Saturday, April 20, 2013

Local Forest Trusts and Community Forest Licenses; the difference

Recent advocacy for devolved trusteeship of public forests in BC to local communities has raised the comment " but British Columbia already has a Community Forest License program".  What is the difference?

BC's existing community forest licence program is little more than a public relations facade. It accounts for under 2% of the timber harvest from public forests. They are just a different type of timber harvesting license or right and are not an attempt to devolve forest management responsibilities to local communities. BC's complete landscapes of public forests should enable un-fragmented management of forest landscapes. Community forest licenses usually involve fragments of landscapes. The focus is on timber harvest just like the industrial forest management by forest corporations.

Local Forest Trusts envision the devolution of sustainable forest management trusteeship to local communities. The reason they are called local forest trusts rather than community forest trusts is that the stewardship of the forest should take priority. Large areas of local forest landscape with a minimum size of 100,000 ha would be identified and assessed to ensure that they could be a viable economic forest operation. They would have to support a local forest management staff. The forest has the entitlement to good local stewardship. In some cases this will mean that more than one community or rural area will share an interest in the management of the local forest landscapes in the area. Communities and rural areas would be represented on the elected board of the local forest trust under a ward system.

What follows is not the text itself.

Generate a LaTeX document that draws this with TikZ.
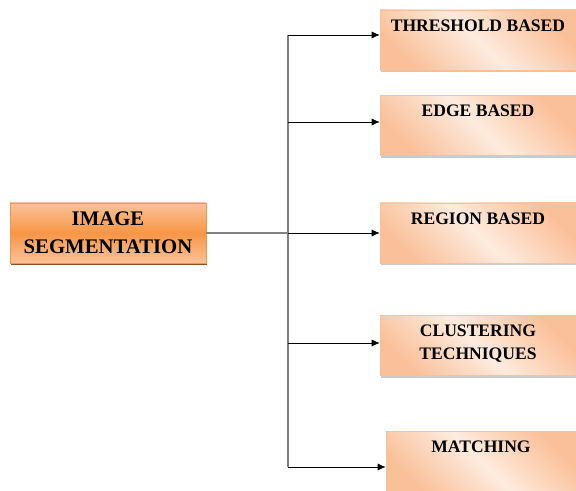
\documentclass[tikz,border=0pt]{standalone}
\usepackage{fontspec}
\setmainfont{Liberation Serif}
\usetikzlibrary{shadows,arrows.meta}
\definecolor{segorange}{HTML}{F79646}
\definecolor{seglight}{HTML}{FAC29A}
\definecolor{peach}{HTML}{FAC09A}
\definecolor{peachpale}{HTML}{FDEBDE}
\newcommand{\methodtext}[1]{\parbox[c][1.2cm][t]{3.8cm}{\centering\vspace*{5.5pt}#1}}
\begin{document}
\begin{tikzpicture}\tikzstyle{every node}=[font=\fontsize{10}{13}\selectfont\bfseries]
\tikzstyle{main}=[draw=segorange, top color=seglight, bottom color=seglight, middle color=segorange, minimum width=3.92cm, minimum height=1.2cm, align=center, font=\fontsize{11.8}{16}\selectfont\bfseries, drop shadow={shadow xshift=0.4pt, shadow yshift=-1.4pt, fill=segorange!55!black, opacity=1}]
\tikzstyle{method}=[draw=peach, top color=peach, bottom color=peach, middle color=peachpale, shading angle=-45, inner sep=0pt, minimum width=3.92cm, drop shadow={shadow xshift=0.8pt, shadow yshift=-1.2pt, fill=black!35, opacity=0.6}]
\tikzstyle{trunkline}=[draw=black!50, line width=0.9pt]
\tikzstyle{branch}=[-{Latex[length=4.5pt,width=4pt]}, thin]
\useasboundingbox (0,0) rectangle (11.52,-9.82);
% image segmentation
  \node[main] (seg) at (2.16,-4.66) {IMAGE\\SEGMENTATION};
% threshold
  \node[method] (thr) at (9.56,-0.8) {\methodtext{THRESHOLD BASED}};
% edge
  \node[method] (edge) at (9.56,-2.51) {\methodtext{EDGE BASED}};
% region
  \node[method] (region) at (9.56,-4.66) {\methodtext{REGION BASED}};
% clustering
  \node[method] (clust) at (9.56,-6.91) {\methodtext{CLUSTERING\\TECHNIQUES}};
% matching
  \node[method, minimum width=3.8cm] (match) at (9.62,-9.22) {\methodtext{MATCHING}};
%%%%%%%%%%%%%%%%
\coordinate (trunk) at (5.76,-4.66);
\draw[trunkline] (seg.east) -- (trunk);
\draw[trunkline] ([yshift=0.1cm]thr.west -| trunk) -- ([yshift=-0.12cm]match.west -| trunk);
\draw[branch] ([yshift=0.1cm]thr.west -| trunk) -- ([yshift=0.1cm]thr.west);
\draw[branch] ([yshift=0.07cm]edge.west -| trunk) -- ([yshift=0.07cm]edge.west);
\draw[branch] (region.west -| trunk) -- (region.west);
\draw[branch] ([yshift=0.05cm]clust.west -| trunk) -- ([yshift=0.05cm]clust.west);
\draw[branch] ([yshift=-0.12cm]match.west -| trunk) -- ([yshift=-0.12cm]match.west);
\end{tikzpicture}
\end{document}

Local Forest Trusts will focus on more than just timber harvest. Another public relations facade in BC forestry is sustainable forest management certification. Many forest company forest operations are certified under these schemes. However, most of these schemes do not question the existing legal and institutional framework in a jurisdiction. In BC, the legal and institutional arrangements are built around timber harvesting rights in public forests. We see our forests as timber dollars and other forest values as a constraint or nuisance. We focus on the single economic benefit of timber. The Montreal Process, an international definition of sustainable forest management encourages a different view. It encourages multiple economic and social benefits from forest management. This does not mean that timber dollars take the back seat but that you add to them by encouraging economic activity in non timber forest resources and in non consumptive nature based recreational activities. The average forest landscape in BC has less than half its area in timber that can be harvested. The remainder is in most cases undisturbed natural area or wilderness. Although BC has a large area of protected area or parks, the un-designated wilderness areas within timber producing forest landscapes is larger in area. The local forest trusts would be business entities charged with the stewardship of all resources in the landscape. Money would not be siphoned off to central government or government coffers but used for the upkeep of the forest and infrastructure including recreational facilities. BC Parks in contrast is underfunded and has difficulty in providing the essential stewardship of our Parks. The local forest trust would have the autonomy to ensure that its wilderness trail and recreational infrastructure were top notch are a major visitor and tourist attraction for the local economy.  You would go to the local forest trust office to get a hunting licence.

The community forest licence lies in the timber harvesting rights box. The Local Forest Trust represents thinking outside of the old box. The old box is not working because the forest sector and forest dependent communities are suffering. The old box's solution to its problems will be some more progress toward the enclosure of public forests into the private interest of forest corporations.